Exercise goal: Using the listing below, copy every line that mentions "this".

Data listing:
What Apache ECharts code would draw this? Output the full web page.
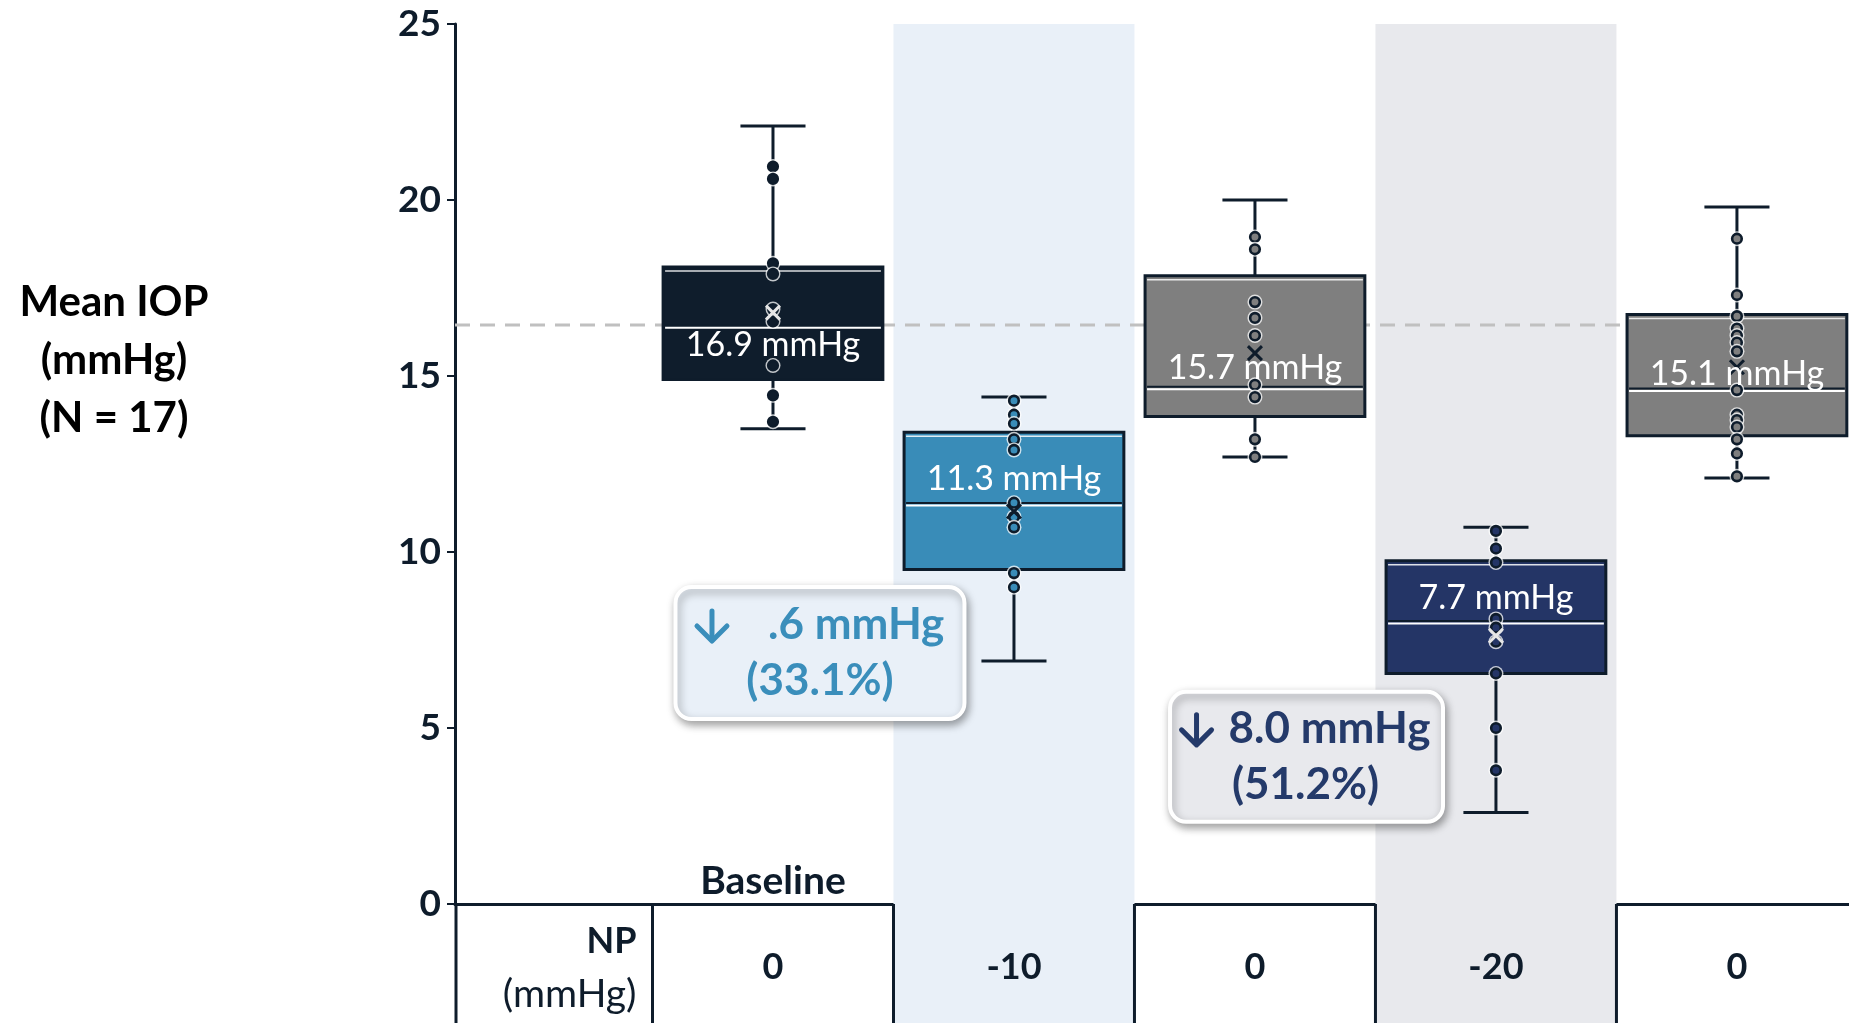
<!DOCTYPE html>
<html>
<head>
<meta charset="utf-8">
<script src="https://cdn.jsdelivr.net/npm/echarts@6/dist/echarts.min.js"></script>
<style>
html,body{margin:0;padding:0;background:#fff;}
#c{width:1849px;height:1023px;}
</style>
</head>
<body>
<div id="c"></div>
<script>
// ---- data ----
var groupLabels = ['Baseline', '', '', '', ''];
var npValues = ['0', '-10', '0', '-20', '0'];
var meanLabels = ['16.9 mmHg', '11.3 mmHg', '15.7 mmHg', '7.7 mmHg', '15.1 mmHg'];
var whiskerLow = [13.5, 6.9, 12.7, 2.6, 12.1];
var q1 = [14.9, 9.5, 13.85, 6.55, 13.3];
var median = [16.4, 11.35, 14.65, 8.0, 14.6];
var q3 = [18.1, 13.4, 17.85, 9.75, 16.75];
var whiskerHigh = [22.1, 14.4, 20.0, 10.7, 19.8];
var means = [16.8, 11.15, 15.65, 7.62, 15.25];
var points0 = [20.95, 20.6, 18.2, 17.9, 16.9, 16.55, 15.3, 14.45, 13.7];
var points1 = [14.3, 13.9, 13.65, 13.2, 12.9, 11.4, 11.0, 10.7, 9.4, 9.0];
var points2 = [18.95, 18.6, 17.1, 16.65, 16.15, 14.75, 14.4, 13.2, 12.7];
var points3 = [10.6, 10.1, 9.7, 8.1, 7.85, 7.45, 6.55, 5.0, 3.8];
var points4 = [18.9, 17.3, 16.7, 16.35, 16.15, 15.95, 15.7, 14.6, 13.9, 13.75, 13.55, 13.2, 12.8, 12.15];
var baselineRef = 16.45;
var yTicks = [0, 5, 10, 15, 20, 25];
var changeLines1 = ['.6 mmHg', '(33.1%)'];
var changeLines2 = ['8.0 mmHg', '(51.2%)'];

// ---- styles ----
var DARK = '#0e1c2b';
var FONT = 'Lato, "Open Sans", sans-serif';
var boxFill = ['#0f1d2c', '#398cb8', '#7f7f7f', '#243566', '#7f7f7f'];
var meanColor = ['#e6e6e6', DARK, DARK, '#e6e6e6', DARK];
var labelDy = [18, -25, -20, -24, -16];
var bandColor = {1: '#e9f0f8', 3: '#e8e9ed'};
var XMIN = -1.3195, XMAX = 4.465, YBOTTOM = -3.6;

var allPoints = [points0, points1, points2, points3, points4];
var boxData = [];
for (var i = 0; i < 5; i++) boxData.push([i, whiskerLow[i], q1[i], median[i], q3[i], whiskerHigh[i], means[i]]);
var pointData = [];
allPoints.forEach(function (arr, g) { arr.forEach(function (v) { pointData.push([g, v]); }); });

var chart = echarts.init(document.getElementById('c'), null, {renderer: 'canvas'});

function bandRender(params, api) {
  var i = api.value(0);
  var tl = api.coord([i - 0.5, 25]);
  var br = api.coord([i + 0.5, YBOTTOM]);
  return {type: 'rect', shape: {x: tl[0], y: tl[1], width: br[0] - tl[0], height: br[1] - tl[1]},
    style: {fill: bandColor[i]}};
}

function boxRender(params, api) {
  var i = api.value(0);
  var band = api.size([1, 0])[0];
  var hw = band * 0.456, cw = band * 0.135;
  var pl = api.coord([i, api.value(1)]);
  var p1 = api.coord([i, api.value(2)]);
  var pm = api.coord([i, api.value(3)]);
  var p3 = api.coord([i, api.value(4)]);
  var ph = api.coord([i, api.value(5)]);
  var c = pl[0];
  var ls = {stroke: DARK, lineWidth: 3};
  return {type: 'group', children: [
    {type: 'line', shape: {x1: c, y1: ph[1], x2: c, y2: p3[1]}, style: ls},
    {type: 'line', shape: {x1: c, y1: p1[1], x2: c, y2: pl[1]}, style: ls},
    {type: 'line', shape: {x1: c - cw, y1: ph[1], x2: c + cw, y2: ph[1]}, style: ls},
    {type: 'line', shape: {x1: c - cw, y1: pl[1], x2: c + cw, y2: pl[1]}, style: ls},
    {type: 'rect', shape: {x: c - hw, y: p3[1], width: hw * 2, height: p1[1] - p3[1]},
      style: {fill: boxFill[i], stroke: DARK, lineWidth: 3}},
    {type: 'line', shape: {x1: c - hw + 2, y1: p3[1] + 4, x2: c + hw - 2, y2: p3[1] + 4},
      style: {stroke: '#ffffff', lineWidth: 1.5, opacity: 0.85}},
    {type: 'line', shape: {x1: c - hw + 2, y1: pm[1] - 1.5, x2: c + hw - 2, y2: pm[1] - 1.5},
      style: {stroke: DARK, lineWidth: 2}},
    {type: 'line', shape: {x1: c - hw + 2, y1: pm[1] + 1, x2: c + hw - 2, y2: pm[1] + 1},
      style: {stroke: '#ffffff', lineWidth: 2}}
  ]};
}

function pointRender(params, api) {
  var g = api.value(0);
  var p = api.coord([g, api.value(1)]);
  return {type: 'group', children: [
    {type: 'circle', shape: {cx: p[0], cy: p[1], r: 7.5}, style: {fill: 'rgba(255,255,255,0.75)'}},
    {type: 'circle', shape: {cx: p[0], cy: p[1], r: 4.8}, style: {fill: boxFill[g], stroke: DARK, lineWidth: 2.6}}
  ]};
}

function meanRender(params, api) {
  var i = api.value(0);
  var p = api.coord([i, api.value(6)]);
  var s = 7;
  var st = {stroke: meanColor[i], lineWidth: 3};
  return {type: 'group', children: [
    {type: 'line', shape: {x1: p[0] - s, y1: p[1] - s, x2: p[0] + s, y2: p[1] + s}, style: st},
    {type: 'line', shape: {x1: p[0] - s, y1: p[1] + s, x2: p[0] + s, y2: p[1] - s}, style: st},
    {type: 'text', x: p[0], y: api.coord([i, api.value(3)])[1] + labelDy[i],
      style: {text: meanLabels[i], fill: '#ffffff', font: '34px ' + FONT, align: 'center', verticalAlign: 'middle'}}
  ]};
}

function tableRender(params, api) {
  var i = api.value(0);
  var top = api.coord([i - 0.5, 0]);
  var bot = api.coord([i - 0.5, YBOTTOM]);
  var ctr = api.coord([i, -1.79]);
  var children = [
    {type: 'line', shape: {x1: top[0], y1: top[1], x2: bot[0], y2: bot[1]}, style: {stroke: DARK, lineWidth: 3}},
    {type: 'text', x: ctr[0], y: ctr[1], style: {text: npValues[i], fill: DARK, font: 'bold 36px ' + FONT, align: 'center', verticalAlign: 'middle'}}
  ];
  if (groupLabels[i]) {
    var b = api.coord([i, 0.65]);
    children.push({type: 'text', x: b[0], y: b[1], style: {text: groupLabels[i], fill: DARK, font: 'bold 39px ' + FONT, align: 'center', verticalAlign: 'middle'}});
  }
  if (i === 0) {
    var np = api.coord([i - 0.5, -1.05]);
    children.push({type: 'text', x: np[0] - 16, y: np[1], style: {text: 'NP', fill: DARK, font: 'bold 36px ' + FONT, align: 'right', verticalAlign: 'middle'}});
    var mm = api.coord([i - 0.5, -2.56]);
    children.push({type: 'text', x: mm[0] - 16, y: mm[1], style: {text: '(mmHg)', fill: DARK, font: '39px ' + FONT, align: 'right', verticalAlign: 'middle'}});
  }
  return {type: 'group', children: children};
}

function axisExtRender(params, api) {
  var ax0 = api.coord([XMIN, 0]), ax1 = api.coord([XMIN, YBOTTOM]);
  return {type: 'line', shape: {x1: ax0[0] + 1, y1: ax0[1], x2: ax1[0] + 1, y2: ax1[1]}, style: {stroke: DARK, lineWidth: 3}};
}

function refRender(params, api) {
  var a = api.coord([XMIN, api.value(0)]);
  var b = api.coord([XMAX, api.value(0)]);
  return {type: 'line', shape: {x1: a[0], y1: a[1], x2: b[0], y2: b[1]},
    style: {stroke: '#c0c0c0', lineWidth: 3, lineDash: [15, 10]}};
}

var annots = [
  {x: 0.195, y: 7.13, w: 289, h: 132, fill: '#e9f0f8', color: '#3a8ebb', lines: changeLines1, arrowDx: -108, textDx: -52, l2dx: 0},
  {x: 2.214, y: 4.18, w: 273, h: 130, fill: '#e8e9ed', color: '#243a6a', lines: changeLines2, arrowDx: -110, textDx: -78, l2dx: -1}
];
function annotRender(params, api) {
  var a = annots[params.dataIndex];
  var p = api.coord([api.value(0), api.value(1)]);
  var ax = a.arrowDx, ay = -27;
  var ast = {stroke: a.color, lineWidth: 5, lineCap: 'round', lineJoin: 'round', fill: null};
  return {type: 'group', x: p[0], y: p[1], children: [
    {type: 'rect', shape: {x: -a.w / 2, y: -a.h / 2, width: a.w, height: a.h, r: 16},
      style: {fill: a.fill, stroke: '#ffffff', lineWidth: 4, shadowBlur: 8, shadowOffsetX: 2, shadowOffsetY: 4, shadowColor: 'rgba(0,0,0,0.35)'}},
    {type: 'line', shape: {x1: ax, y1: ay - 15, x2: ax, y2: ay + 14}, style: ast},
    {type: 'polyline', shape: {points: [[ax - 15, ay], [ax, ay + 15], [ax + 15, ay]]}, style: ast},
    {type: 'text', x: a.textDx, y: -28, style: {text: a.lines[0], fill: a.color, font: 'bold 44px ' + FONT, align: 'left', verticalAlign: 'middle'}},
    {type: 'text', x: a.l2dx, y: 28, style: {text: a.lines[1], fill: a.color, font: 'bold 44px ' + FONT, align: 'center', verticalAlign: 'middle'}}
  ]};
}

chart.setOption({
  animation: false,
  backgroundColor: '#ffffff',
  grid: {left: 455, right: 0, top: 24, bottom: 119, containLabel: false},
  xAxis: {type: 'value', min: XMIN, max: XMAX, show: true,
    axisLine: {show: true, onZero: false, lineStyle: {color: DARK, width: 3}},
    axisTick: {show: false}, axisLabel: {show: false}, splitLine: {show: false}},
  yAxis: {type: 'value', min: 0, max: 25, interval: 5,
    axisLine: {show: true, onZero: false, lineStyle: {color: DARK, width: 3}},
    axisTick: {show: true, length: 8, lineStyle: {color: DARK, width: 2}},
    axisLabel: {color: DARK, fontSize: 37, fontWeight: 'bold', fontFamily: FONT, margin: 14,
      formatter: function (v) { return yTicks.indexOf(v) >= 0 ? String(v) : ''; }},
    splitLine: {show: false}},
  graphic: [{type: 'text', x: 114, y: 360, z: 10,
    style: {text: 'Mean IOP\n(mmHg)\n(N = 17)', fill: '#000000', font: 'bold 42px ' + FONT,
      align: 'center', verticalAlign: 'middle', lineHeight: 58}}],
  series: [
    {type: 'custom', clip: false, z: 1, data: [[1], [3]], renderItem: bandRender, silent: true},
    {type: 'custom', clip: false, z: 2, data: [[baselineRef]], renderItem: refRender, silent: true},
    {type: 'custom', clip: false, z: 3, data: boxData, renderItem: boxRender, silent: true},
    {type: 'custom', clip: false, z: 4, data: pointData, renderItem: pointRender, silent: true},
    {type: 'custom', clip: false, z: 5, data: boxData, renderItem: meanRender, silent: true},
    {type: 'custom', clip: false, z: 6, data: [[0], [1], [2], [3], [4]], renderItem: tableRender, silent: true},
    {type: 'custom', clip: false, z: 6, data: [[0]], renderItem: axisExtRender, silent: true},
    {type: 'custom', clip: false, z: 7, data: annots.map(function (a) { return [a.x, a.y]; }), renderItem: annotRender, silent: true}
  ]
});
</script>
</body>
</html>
==
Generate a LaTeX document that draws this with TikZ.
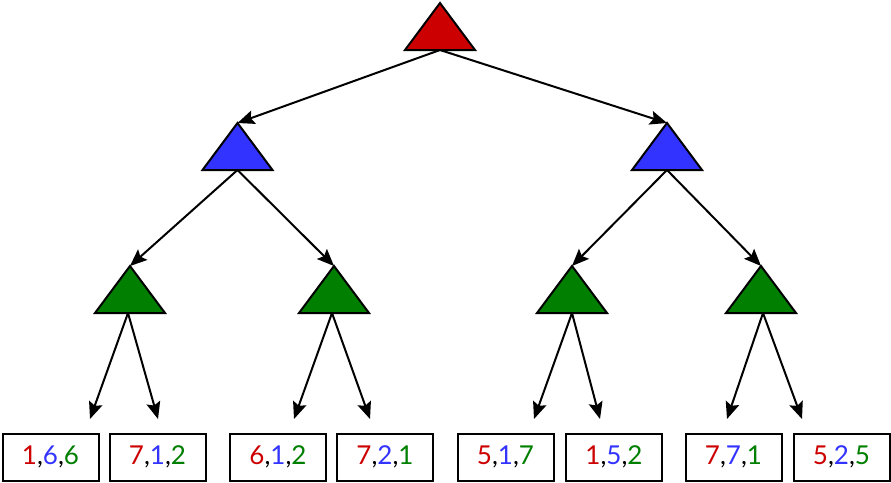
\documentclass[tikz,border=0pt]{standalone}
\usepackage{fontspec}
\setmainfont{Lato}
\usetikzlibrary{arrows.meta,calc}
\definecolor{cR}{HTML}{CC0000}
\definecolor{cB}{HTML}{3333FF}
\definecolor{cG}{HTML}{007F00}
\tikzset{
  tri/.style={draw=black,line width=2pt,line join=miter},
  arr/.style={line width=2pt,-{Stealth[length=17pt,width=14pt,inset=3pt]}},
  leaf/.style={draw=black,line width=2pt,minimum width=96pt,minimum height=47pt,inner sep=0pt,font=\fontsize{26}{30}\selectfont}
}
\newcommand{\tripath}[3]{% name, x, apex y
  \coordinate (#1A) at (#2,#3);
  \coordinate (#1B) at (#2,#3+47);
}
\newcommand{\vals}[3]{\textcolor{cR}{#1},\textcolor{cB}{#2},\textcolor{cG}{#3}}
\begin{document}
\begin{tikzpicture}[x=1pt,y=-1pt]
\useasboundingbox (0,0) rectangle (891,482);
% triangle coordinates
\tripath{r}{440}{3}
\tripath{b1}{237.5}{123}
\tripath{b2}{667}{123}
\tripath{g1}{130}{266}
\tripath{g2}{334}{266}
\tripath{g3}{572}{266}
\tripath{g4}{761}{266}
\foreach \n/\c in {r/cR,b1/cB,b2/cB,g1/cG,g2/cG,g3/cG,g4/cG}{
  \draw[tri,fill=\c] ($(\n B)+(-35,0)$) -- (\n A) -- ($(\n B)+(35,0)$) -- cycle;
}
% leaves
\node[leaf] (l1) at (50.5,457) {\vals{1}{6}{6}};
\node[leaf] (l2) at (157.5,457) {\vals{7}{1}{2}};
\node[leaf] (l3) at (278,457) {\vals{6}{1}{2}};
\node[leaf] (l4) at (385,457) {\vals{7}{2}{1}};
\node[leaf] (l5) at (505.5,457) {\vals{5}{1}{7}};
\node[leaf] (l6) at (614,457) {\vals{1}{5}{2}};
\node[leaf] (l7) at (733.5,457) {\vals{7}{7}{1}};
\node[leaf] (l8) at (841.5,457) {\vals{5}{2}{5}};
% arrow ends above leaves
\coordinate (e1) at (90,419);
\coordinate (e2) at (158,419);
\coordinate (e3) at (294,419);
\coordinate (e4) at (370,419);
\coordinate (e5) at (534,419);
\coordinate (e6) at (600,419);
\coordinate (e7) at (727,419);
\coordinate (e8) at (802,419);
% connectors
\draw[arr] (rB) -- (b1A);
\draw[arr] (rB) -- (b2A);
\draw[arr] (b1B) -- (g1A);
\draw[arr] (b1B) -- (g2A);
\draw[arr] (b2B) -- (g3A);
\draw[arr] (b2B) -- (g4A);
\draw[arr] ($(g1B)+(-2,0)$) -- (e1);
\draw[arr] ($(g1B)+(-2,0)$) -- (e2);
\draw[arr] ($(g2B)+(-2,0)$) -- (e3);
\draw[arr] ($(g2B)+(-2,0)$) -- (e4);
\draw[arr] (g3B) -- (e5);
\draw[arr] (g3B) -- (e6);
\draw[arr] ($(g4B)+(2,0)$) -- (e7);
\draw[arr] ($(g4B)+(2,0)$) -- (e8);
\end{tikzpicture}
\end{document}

Exercise solution:
What Apache ECharts code would draw this? Output the full web page.
Generate a LaTeX document that draws this with TikZ.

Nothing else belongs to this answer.